Only airsofters could derail a topic so much. Anyway my second car was an 82 trans am it had character. it however was a steaming pile of shit. My current work 1ltr civic is faster and much more fun to drive. Still miss my Pontiac. Oh and the dream is to eventual build an electric 68 dodge charger that is stupidly quick.

Back on topic TMs are well built and will last for years if you leave them alone.

 
Last edited by a moderator:
Only airsofters could derail a topic so much. Anyway my second car was an 82 trans am it had character. it however was a steaming pile of shit. My current work 1ltr civic is faster and much more run to drive. Still miss my Pontiac. Oh and the dream is to eventual build an electric 68 dodge charger that is stupidly quick.

Back on topic TMs are well built and will last for years if you leave them alone.
Started badly, but a great recovery!

 
Royal Enfields have character.  I'm not saying that my 2008 with 1950s designed British technology made to Indian QC with ropey Indian steel is a great bike, or even a good one, but it's by far my favourite.
A group of us went through a phase of playing with them.  Upgraded oil pumps, Amal carbs, Brit pistons, bigends and valves set in new seats as they often leaked from new.  Converting the 350 to 500 was easy IIRC.  My uncle had a genuine 1940s example, teles but still rigid.
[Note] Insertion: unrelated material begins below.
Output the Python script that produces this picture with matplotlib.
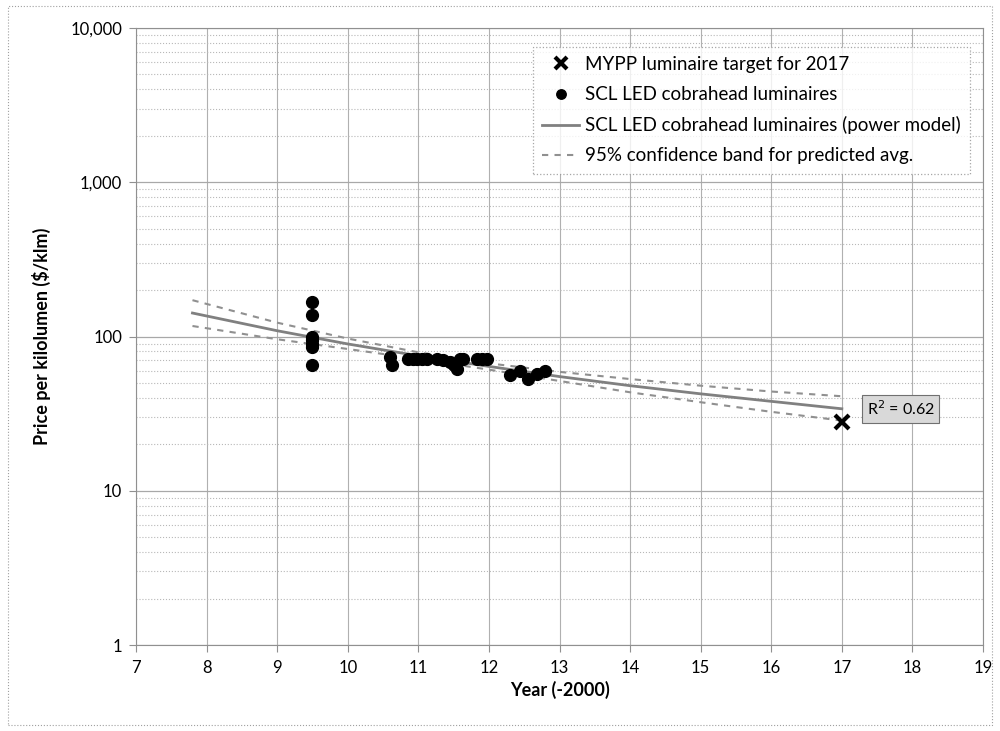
import numpy as np
import matplotlib.pyplot as plt
from matplotlib.ticker import FixedLocator, FuncFormatter, LogLocator, NullFormatter
from matplotlib.patches import Rectangle

plt.rcParams['font.family'] = ['Lato', 'DejaVu Sans']

# SCL LED cobrahead luminaires (year - 2000, $/klm)
scl_year = [9.5, 9.5, 9.5, 9.5, 9.5, 9.5, 9.5,
            10.6, 10.62, 10.85, 10.92, 10.98, 11.05, 11.12,
            11.26, 11.35, 11.45, 11.5, 11.55, 11.59, 11.63,
            11.83, 11.9, 11.97,
            12.3, 12.44, 12.55, 12.68, 12.8]
scl_price = [167, 137, 100, 95, 90, 85, 65,
             74, 65, 72, 72, 72, 72, 72,
             72, 70, 68, 65, 62, 72, 72,
             72, 72, 72,
             56, 60, 53, 57, 60]

# MYPP target for 2017
target_year = [17]
target_price = [28]

# power model fit and 95% confidence band
model_year = [7.8, 9, 10, 11, 12, 13, 14, 15, 16, 17]
model_mid = [142, 109, 89.5, 75, 64, 55, 48, 42.5, 38, 34]
model_upper = [172, 123, 97, 79, 67, 59, 53, 48, 44, 41]
model_lower = [117, 96, 83, 71.5, 61, 51.5, 43.5, 37.5, 32.5, 28.5]

r2_text = 'R$^2$ = 0.62'
x_ticks = list(range(7, 20))
y_ticks = [1, 10, 100, 1000, 10000]

fig = plt.figure(figsize=(10, 7.31), dpi=100)
ax = fig.add_axes([0.136, 0.1176, 0.847, 0.8441])

# outer frame around the whole chart
fig.patches.append(Rectangle((0.008, 0.008), 0.984, 0.984, transform=fig.transFigure,
                             fill=False, edgecolor='#a0a0a0', linewidth=0.8, linestyle=':'))

ax.set_yscale('log')
ax.set_xlim(7, 19)
ax.set_ylim(1, 10000)

ax.yaxis.set_major_locator(FixedLocator(y_ticks))
ax.yaxis.set_major_formatter(FuncFormatter(lambda v, p: f'{int(v):,}'))
ax.yaxis.set_minor_locator(LogLocator(base=10, subs=np.arange(2, 10)))
ax.yaxis.set_minor_formatter(NullFormatter())
ax.set_xticks(x_ticks)

ax.grid(True, which='major', axis='y', color='#a8a8a8', linewidth=0.9, linestyle='-')
ax.grid(True, which='minor', axis='y', color='#b8b8b8', linewidth=0.8, linestyle=':')
ax.grid(True, which='major', axis='x', color='#b0b0b0', linewidth=0.8, linestyle='-')
ax.set_axisbelow(True)

for s in ax.spines.values():
    s.set_color('#909090')
    s.set_linewidth(0.8)
ax.tick_params(axis='both', which='major', length=5, color='#909090', labelsize=12, direction='out')
ax.tick_params(axis='y', which='minor', length=0)
ax.tick_params(axis='x', pad=6)
ax.tick_params(axis='y', pad=5)

ax.plot(target_year, target_price, linestyle='none', marker='x', color='black',
        markersize=10, markeredgewidth=3, label='MYPP luminaire target for 2017', zorder=5)
ax.plot(scl_year, scl_price, linestyle='none', marker='o', color='black',
        markersize=8.5, label='SCL LED cobrahead luminaires', zorder=4)
ax.plot(model_year, model_mid, color='#808080', linewidth=2,
        label='SCL LED cobrahead luminaires (power model)', zorder=3)
ax.plot(model_year, model_upper, color='#909090', linewidth=1.5, linestyle=(0, (3, 3)),
        label='95% confidence band for predicted avg.', zorder=3)
ax.plot(model_year, model_lower, color='#909090', linewidth=1.5, linestyle=(0, (3, 3)), zorder=3)

ax.text(17.35, 34, r2_text, fontsize=11.5, va='center', ha='left',
        bbox=dict(boxstyle='square,pad=0.3', facecolor='#d9d9d9', edgecolor='#707070', linewidth=0.8))

ax.set_xlabel('Year (-2000)', fontsize=13, fontweight='bold', labelpad=3)
ax.set_ylabel('Price per kilolumen ($/klm)', fontsize=13, fontweight='bold', labelpad=14)

leg = ax.legend(loc='upper right', bbox_to_anchor=(0.996, 0.985), fontsize=13.5,
                frameon=True, fancybox=False, handlelength=2.0, handletextpad=0.3,
                borderpad=0.5, labelspacing=0.7, markerscale=0.8)
leg.get_frame().set_edgecolor('#909090')
leg.get_frame().set_linestyle(':')
leg.get_frame().set_linewidth(0.9)

fig.savefig('out.png', dpi=100)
Not many people think that fettling a bike, car or rifle is an essential part of enjoying ownership.  I think that's the sector of the market that TM  aim for.  

 
Upgraded oil pumps, Amal carbs, Brit pistons, bigends and valves set in new seats as they often leaked from new.  Converting the 350 to 500 was easy IIRC.


I cheated and went for an AVL 500, which has a better (but not great) oil pump and some of the iron barrel issues sorted. Amal, of course, and bin off the comically constricted stock exhaust. The exhaust valve is getting a bit cooked, but I've not even bothered sorting it, I'll probably replace it when it burns through and drops. ;)  

The electric foot is a trap, the fragile sprag clutch will grenade itself on any kick-back: mine's on it's third in under 12,000 miles.  Not really a problem though, it always starts reliably on the first kick, about 60% of the time.

Not many people think that fettling a bike, car or rifle is an essential part of enjoying ownership.  I think that's the sector of the market that TM  aim for.  


Indian made Enfields from the AVL onwards are like AEPs: heavy, under-powered, some peculiar engineering, they shouldn't really work, but it turns out that they're surprising reliable all year round.

Hah, back on topic. :D  

 
The AVL slid passed my radar.  I feel yet another two wheeled project coming on.  The last rh change bike I rode I nearly came a cropper on (ex-wife's ex-husbands B40) braking by mistake on snow.  A lefty may be a safer big crobber all round.   

If you fitted a WL45 style Thompson scabbard to the military version AVL 500 you'd have pretty much the ultimate cool prop vehicle IMHO.